Sometimes procrastination is helpful because it gets me out of my head and makes me do something seemingly unrelated to my writing–like going to cook a dish I’ve been wanting to make or taking a walk. When I go do those things, it sometimes triggers something in my body/mind–a motion I make when I’m cooking, an image I come across on my walk–that inspires me to go back to my computer and start typing again. It may be something that reminds me of the story or piece I’m working on. In those cases, what started out as procrastination or just needing a break become a catalyst for a good idea that gets incorporated into my writing. This is where I know that what seems like procrastination is actually part of what artists call ‘process’–how access the stories, images and voices inside my head and get them down on the page.

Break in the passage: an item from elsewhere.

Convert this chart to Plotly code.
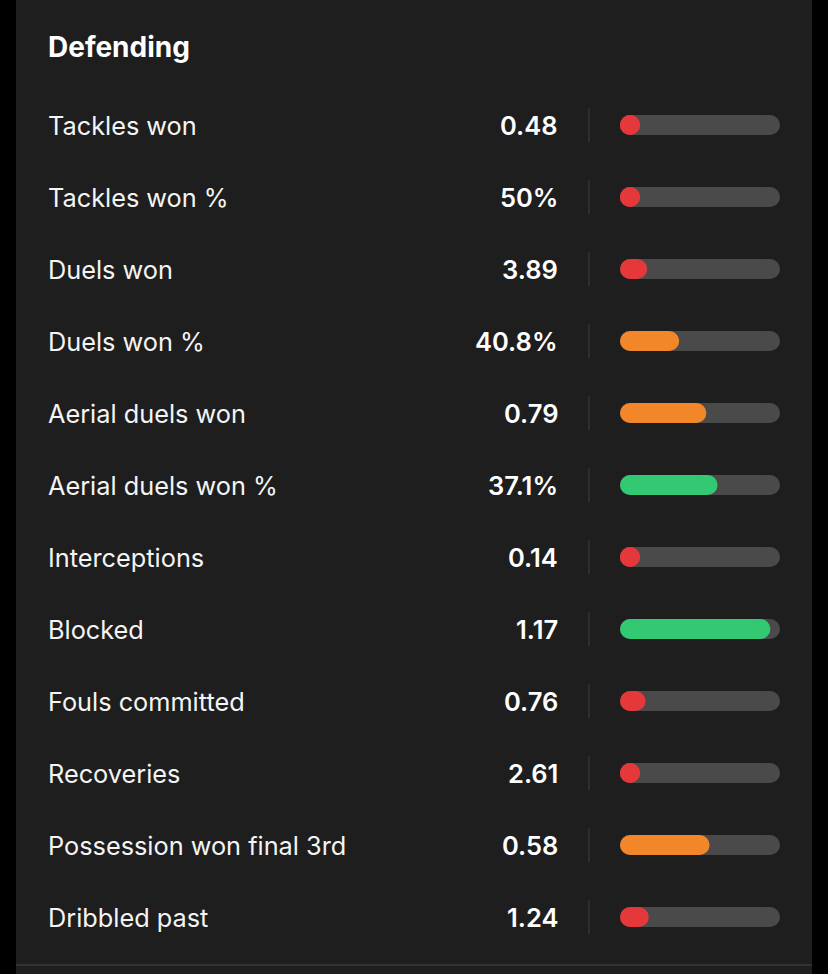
import plotly.graph_objects as go

# rows of the "Defending" block
labels = [
    "Tackles won", "Tackles won %", "Duels won", "Duels won %",
    "Aerial duels won", "Aerial duels won %", "Interceptions", "Blocked",
    "Fouls committed", "Recoveries", "Possession won final 3rd", "Dribbled past",
]
values = ["0.48", "50%", "3.89", "40.8%", "0.79", "37.1%", "0.14", "1.17",
          "0.76", "2.61", "0.58", "1.24"]
# percentile rank shown by each bar (0-100)
percentiles = [10, 10, 17, 37, 54, 61, 10, 94, 16, 10, 56, 18]
tiers = ["low", "low", "low", "mid", "mid", "high", "low", "high",
         "low", "low", "mid", "low"]

TIER_COLORS = {"low": "#e5383b", "mid": "#f2872a", "high": "#33c872"}
BG = "#1e1e1e"
TRACK = "#4a4a4a"
FONT = "Inter"

W, H = 828, 974
ROW0, ROW_STEP = 125, 72          # px centre of first row, row pitch
BAR_X0, BAR_X1 = 620, 780          # px extent of the track
BAR_H = 20
R = (BAR_H / 2) / (BAR_X1 - BAR_X0) * 100   # cap radius in axis units

n = len(labels)
top_px = ROW0 - ROW_STEP / 2
bot_px = ROW0 + ROW_STEP * (n - 0.5)

fig = go.Figure()

# grey tracks
tx, ty = [], []
for lab in labels:
    tx += [R, 100 - R, None]
    ty += [lab, lab, None]
fig.add_trace(go.Scatter(
    x=tx, y=ty, mode="lines+markers",
    line=dict(color=TRACK, width=BAR_H),
    marker=dict(color=TRACK, size=BAR_H, line_width=0),
    hoverinfo="skip", cliponaxis=False,
))

# coloured bars
for lab, p, t in zip(labels, percentiles, tiers):
    end = max(p - R, R)
    fig.add_trace(go.Scatter(
        x=[R, end], y=[lab, lab], mode="lines+markers",
        line=dict(color=TIER_COLORS[t], width=BAR_H),
        marker=dict(color=TIER_COLORS[t], size=BAR_H, line_width=0),
        hovertemplate=f"{lab}: {p}th pct<extra></extra>", cliponaxis=False,
    ))

annotations = [dict(
    text="<b>Defending</b>", x=46 / W, y=1 - 47 / H, xref="paper", yref="paper",
    xanchor="left", yanchor="middle", showarrow=False,
    font=dict(family=FONT, size=28, color="#ffffff"),
)]
shapes = [
    dict(type="rect", xref="paper", yref="paper", x0=16 / W, x1=812 / W, y0=0, y1=1,
         fillcolor=BG, line_width=0, layer="below"),
    dict(type="line", xref="paper", yref="paper", x0=16 / W, x1=812 / W,
         y0=1 - 965 / H, y1=1 - 965 / H, line=dict(color="#3a3a3a", width=1.5)),
]
for i, (lab, val) in enumerate(zip(labels, values)):
    annotations.append(dict(
        text=lab, x=46 / W, y=lab, xref="paper", yref="y",
        xanchor="left", yanchor="middle", showarrow=False,
        font=dict(family=FONT, size=25.3, color="#f4f4f4"),
    ))
    annotations.append(dict(
        text=val, x=560 / W, y=lab, xref="paper", yref="y",
        xanchor="right", yanchor="middle", showarrow=False,
        font=dict(family=FONT, size=25.5, color="#ffffff", weight=600),
    ))
    shapes.append(dict(
        type="line", xref="paper", yref="y", x0=589 / W, x1=589 / W,
        y0=i - 17 / ROW_STEP, y1=i + 17 / ROW_STEP,
        line=dict(color="#3a3a3a", width=1.2),
    ))

fig.update_layout(
    width=W, height=H,
    margin=dict(l=0, r=0, t=0, b=0),
    paper_bgcolor="#000000", plot_bgcolor="rgba(0,0,0,0)",
    showlegend=False,
    xaxis=dict(domain=[BAR_X0 / W, BAR_X1 / W], range=[0, 100], visible=False,
               fixedrange=True),
    yaxis=dict(domain=[1 - bot_px / H, 1 - top_px / H], type="category",
               categoryorder="array", categoryarray=labels,
               range=[n - 0.5, -0.5], visible=False, fixedrange=True),
    annotations=annotations,
    shapes=shapes,
)

# page body has an 8px default margin; drop it so the figure fills the window
fig.write_html("out.html", config={"displayModeBar": False},
               post_script="document.body.style.margin='0';")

And then there are other times, more numerous, when I just want to stop writing because it feels too hard–I’m stuck on a scene that’s just coming out all corny and dumb, or I just can’t think of anything to write that interests me–and go shopping, get on Facebook, do work, or play online Scrabble (which I’m doing right now, by the way, while I’m writing this post). These particular activities don’t usually lead to writerly revelations–although I tell myself that playing Scrabble helps build my vocabulary (really, it does!)–so I’ve realized it’s best to try to avoid them.

And then, sometimes, I really do just need a break. My brain is tired and I’m not going to get anything out of it if I keep sitting here trying to write–except a raging migraine. But the hard (and often frustrating, but also weirdly delightful) part of the writing process is that, when I step away from my keyboard and go do something else, I’m not quite sure why I’m doing it or where it will lead. Maybe I’ll get some big burst of inspiration, maybe I’ll just get some rest for my weary (or more often than not, lazy) brain, or maybe I’ll get neither.

In the end, the work is always there, waiting for me to take it up again. And in the end, no one else can do it but me. That thought is enough to make anyone want to go shopping instead.